In Boston he met and married Coretta Scott, a young woman of uncommon intellectual and artistic attainments. Two sons and two daughters were born into the family.

   In 1954, Martin Luther King became pastor of the Dexter Avenue Baptist Church in Montgomery, Alabama. Always a strong worker for civil rights for members of his race, King was, by this time, a member of the executive committee of the National Association for the Advancement of Colored People, the leading organization of its kind in the nation.

He was ready, then, early in December, 1955, to accept the leadership of the first great Negro nonviolent demonstration of contemporary times in the United States, the bus boycott described by Gunnar Jahn in his presentation speech in honor of the laureate.

The boycott lasted 382 days. On December 21, 1956, after the Supreme Court of the United States had declared unconstitutional the laws requiring segregation on buses, Negroes and whites rode the buses as equals. During these days of boycott, King was arrested, his home was bombed, he was subjected to personal abuse, but at the same time he emerged as a Negro leader of the first rank.

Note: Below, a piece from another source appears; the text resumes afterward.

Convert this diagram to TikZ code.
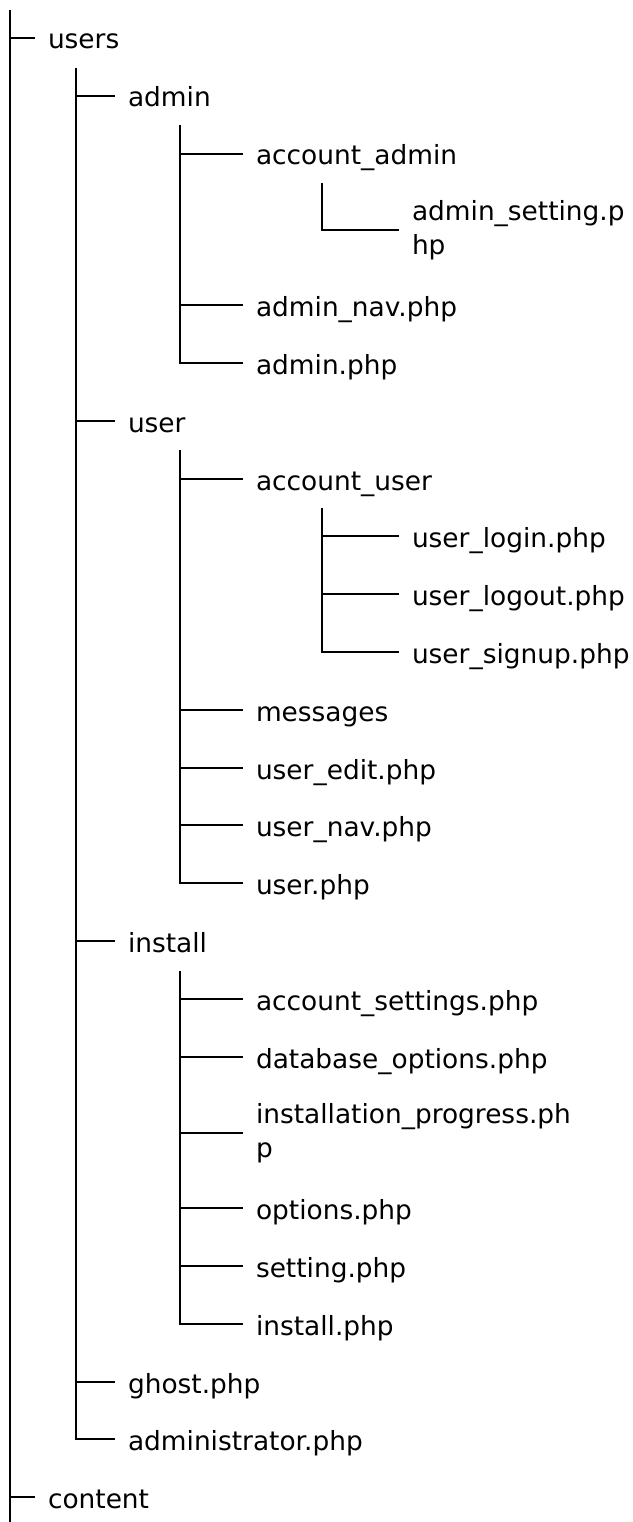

   In 1957 he was elected president of the Southern Christian Leadership Conference, an organization formed to provide new leadership for the now burgeoning civil rights movement.

The ideals for this organization he took from Christianity; its operational techniques from Gandhi. In the eleven-year period between 1957 and 1968, King traveled over six million miles and spoke over twenty-five hundred times, appearing wherever there was injustice, protest, and action; and meanwhile he wrote five books as well as numerous articles.

In these years, he led a massive protest in Birmingham, Alabama, that caught the attention of the entire world, providing what he called a coalition of conscience. and inspiring his "Letter from a Birmingham Jail", a manifesto of the Negro revolution; he planned the drives in Alabama for the registration of Negroes as voters; he directed the peaceful march on Washington, D.C., of 250,000 people to whom he delivered his address, "l Have a Dream", he conferred with President John F. Kennedy and campaigned for President Lyndon B. Johnson; he was arrested upwards of twenty times and assaulted at least four times; he was awarded five honorary degrees; was named Man of the Year by Time magazine in 1963; and became not only the symbolic leader of American blacks but also a world figure.

   At the age of thirty-five, Martin Luther King, Jr., was the youngest man to have received the Nobel Peace Prize. When notified of his selection, he announced that he would turn over the prize money of $54,123 to the furtherance of the civil rights movement.

   In early April of 1968 King made his way to Memphis where he was to lead a protest march in sympathy with striking garbage workers.

   On the evening of April 4, 1968, at the age of 39, while standing on the balcony of his room at the Lorraine in Memphis King was assassinated.

   On June 10, 1968 James Earl Ray, a fugitive from the Missouri State Penitentiary, was arrested at Heathrow Airport in London, in connection with King’s murder. He was extradited to the United States and formally charged.

   On March 10, 1969 Ray entered a plea of guilty and was sentenced to 99 years in the Tennessee State Penitentiary. In the years to follow Ray’s many attempts to withdraw his guilty plea and be tried by a jury were unsuccessful. Ray died in prison on April 23, 1998 at the age of 70.

   The idea of Martin Luther King Jr. Day as a holiday was first promoted by labor unions during contract negotiations. After King's death, Representative John Conyers introduced a bill in Congress to make King's birthday a national holiday.

The bill first came to a vote in the U.S. House of Representatives in 1979, however it fell five votes short of the number needed for passage. Soon after, the King Center turned to support from the corporate community and the general public.

Six million signatures were collected for a petition to Congress to pass the law, termed by a 2006 article in The Nation as "the largest petition in favor of an issue in U.S. history."

   At the White House Rose Garden on November 2, 1983, President Ronald Reagan signed a bill, proposed by Representative Katie Hall, creating a federal holiday to honor King. It was observed for the first time on January 20, 1986.

   According to a Gallup poll conducted among citizens of the United States in 2000, King is the second most admired person of the 20th century.